I’m sorry for the overshare but I can’t resist sharing this picture.

I kinda feel bad for the pastor in the “pisseth video” but at least, he’s getting lots of traffic to his church’s website.
But I just had to repost the hilarious comment that was posted yesterday by “Jack Canty.” With great humor, it kinda sums up how I’m feeling about the whole male emasculation rhetoric that seems to be pervasive in parts of the Christian subculture.
I don’t understand you guys (possibly women) at all. I only pee against walls.
It’s been difficult to maintain 100% purity in my wall-peeing habits. Often, while I’m lifting weights and smoking cigars, I find that there’s a toilet nearby but no walls in sight. It’s times like these that I just have to man-up and pee on the nearest wall no matter who’s watching. Because I’m not here to please people – I’m here to please God.
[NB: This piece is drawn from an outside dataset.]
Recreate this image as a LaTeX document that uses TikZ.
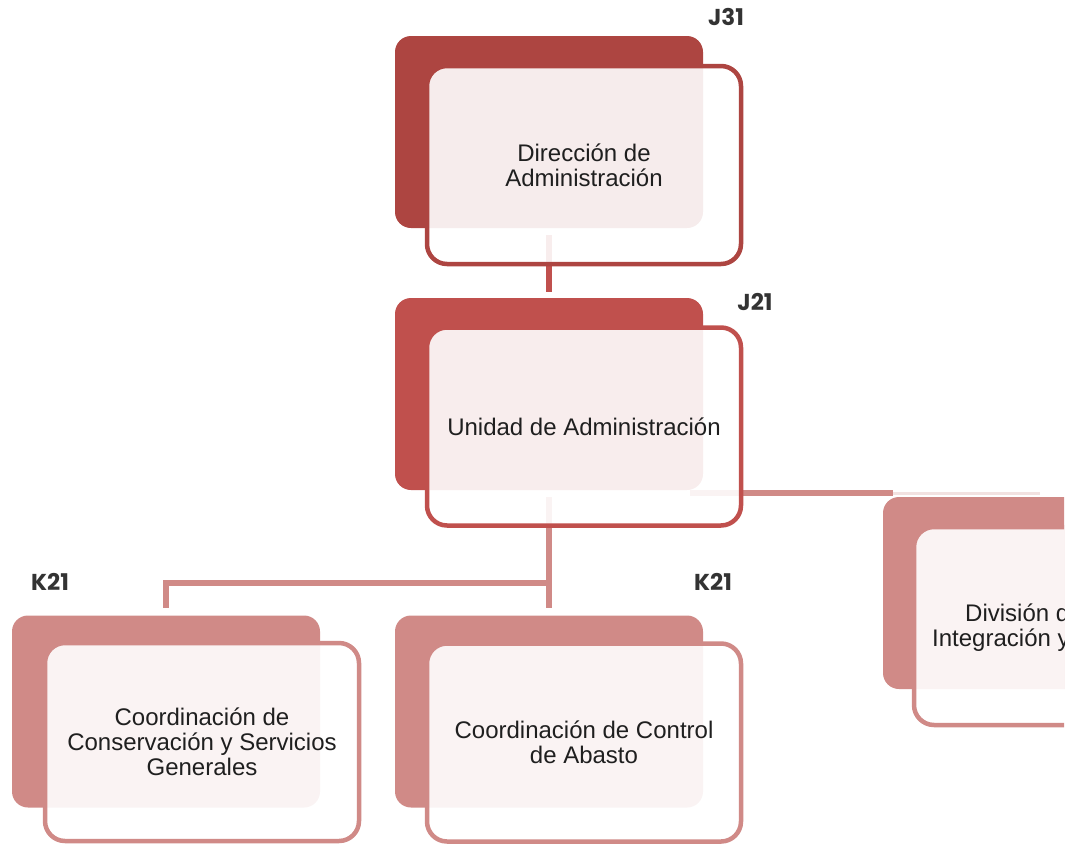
\documentclass[tikz,border=0pt]{standalone}
\usepackage{fontspec}
\setmainfont{Liberation Sans}
\newfontfamily\codefont{Poppins}
\definecolor{cA}{HTML}{AD4541}
\definecolor{cB}{HTML}{C0504D}
\definecolor{cC}{HTML}{D08A87}
\definecolor{txt}{HTML}{1F1F1F}
\definecolor{lbl}{HTML}{333333}
\definecolor{paleline}{HTML}{F2E2E1}
\begin{document}
\begin{tikzpicture}[x=1pt,y=-1pt,
  backbox/.style={fill=#1, draw=none, rounded corners=16pt, inner sep=0pt,
    minimum width=308pt, minimum height=192pt},
  frontbox/.style={draw=#1, line width=4.5pt, fill=white, fill opacity=0.9,
    rounded corners=20pt, inner sep=0pt, minimum width=314pt, minimum height=198pt},
  conn/.style={draw=#1, line width=6.5pt},
  boxtext/.style={text=txt, font=\fontsize{24}{25}\selectfont, align=center, inner sep=0pt},
  code/.style={text=lbl, font=\codefont\bfseries\fontsize{23}{25}\selectfont, inner sep=0pt}]
\useasboundingbox (0,0) rectangle (1076,849);
\begin{scope}
\clip (0,0) rectangle (1064,849);
% back boxes
\node[backbox=cA] (b1) at (549,132) {};
\node[backbox=cB] (b2) at (549,394) {};
\node[backbox=cC] (b3) at (166,711.5) {};
\node[backbox=cC] (b4) at (549,711.5) {};
\node[backbox=cC] (b5) at (1037,593) {};
% connectors
\coordinate (j) at (549,583);
\coordinate (r0) at (690,493);
\coordinate (r1) at (893,493);
\coordinate (r2) at (1040,493);
\draw[conn=cB, shorten <=7pt, shorten >=6pt] (b1.south) -- (b2.north);
\draw[conn=cC, shorten <=7pt, shorten >=7pt] (b2.south) -- (b4.north);
\draw[conn=cC, shorten >=7pt] (b4.north |- j) -| (b3.north);
\draw[conn=cC, line width=5.5pt] (r0) -- (r1);
\draw[draw=paleline, line width=3pt] (r1) -- (r2);
% front boxes
\node[frontbox=cA] (f1) at (584,165) {};
\node[frontbox=cB] (f2) at (584,426.5) {};
\node[frontbox=cC] (f3) at (202,742) {};
\node[frontbox=cC] (f4) at (584,742.5) {};
\node[frontbox=cC] (f5) at (1071,626) {};
% texts
\node[boxtext] (t1) at (f1.center) {Dirección de\\Administración};
\node[boxtext] (t2) at (f2.center) {Unidad de Administración};
\node[boxtext] (t3) at (f3.center) {Coordinación de\\Conservación y Servicios\\Generales};
\node[boxtext] (t4) at (f4.center) {Coordinación de Control\\de Abasto};
\node[boxtext, anchor=base west] (t5a) at (965,621) {División de};
\node[boxtext, anchor=base west] (t5b) at (932,646) {Integración y};
\end{scope}
% codes
\node[code] (c1) at (726,17) {J31};
\node[code] (c2) at (755,302) {J21};
\node[code] (c3) at (50,582) {K21};
\node[code] (c4) at (713,582) {K21};
\end{tikzpicture}
\end{document}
Sometimes, like when I’m chasing deer through the woods with a knife between my teeth, I’m surrounded by Manly-Jehova’s beautiful nature but there are no walls around. When I find myself far enough outside civilization like this I just hold it. I hold my pee until I return (with a freshly killed deer) to some place with walls. If Jesus could fast for 40 days then we, as men, ought to be able to hold our pee for 40 days as well.
A few months ago I was in a rodeo and, having broken six ribs and both my feet, I was left sprawling in the middle of the rodeo circle and I didn’t have the strength to crawl to a wall. So I built a wall right there with my bare hands. And I peed on it.
I should point out that the ruggedest men prefer gray concrete walls with pieces of steel jutting out while the more effeminate wall-pissers prefer stucco or anything with a pattern.
I can only pray to my Cage-Fighting Jesus that all of you men learn to be as holy. And, of course, he’ll answer my prayer because I fulfill a culturally accepted gender role.
Ok, truth be told, I’m not really pee’ing in the picture above but couldn’t resist the self portrait opportunity because I’m vain like that.
Filed under: entertainment, religion











ahahahahahahahahahahaha
May Manly-Jehova be with you Pastor Eugene :-)
HAHAHAHAHAHA!!!!!
I must remember to first swallow my coffee before reading your blog in the future. Must go clean the monitor now…
bwahahhahahaa!
pffffffahahahahahahahaha!
HILARIOUS!!! oh man, you are one crazy funny dude (is dude a masculine term?)
stop! i’m gonna pee my pants before i can pee at the wall!
I’m starting to feel guilty here as I don’t want to make fun of this pastor but rather, call us to examine this kind of ‘theology.’
I have to give him kudos for having the guts to post his stuff on youtube
Is that your special, private bathroom, Pastor Eugene? The one in your bedroom that is hallowed turf, only for your use? I know you’ve preached on this topic yourself :-) Now I know why you’re precious about your bathroom – you’ve got to watch out for these wall-pissers.
Oh, heaven is going to be an amazing place…
You seem to be out of toilet paper…I hate that feeling.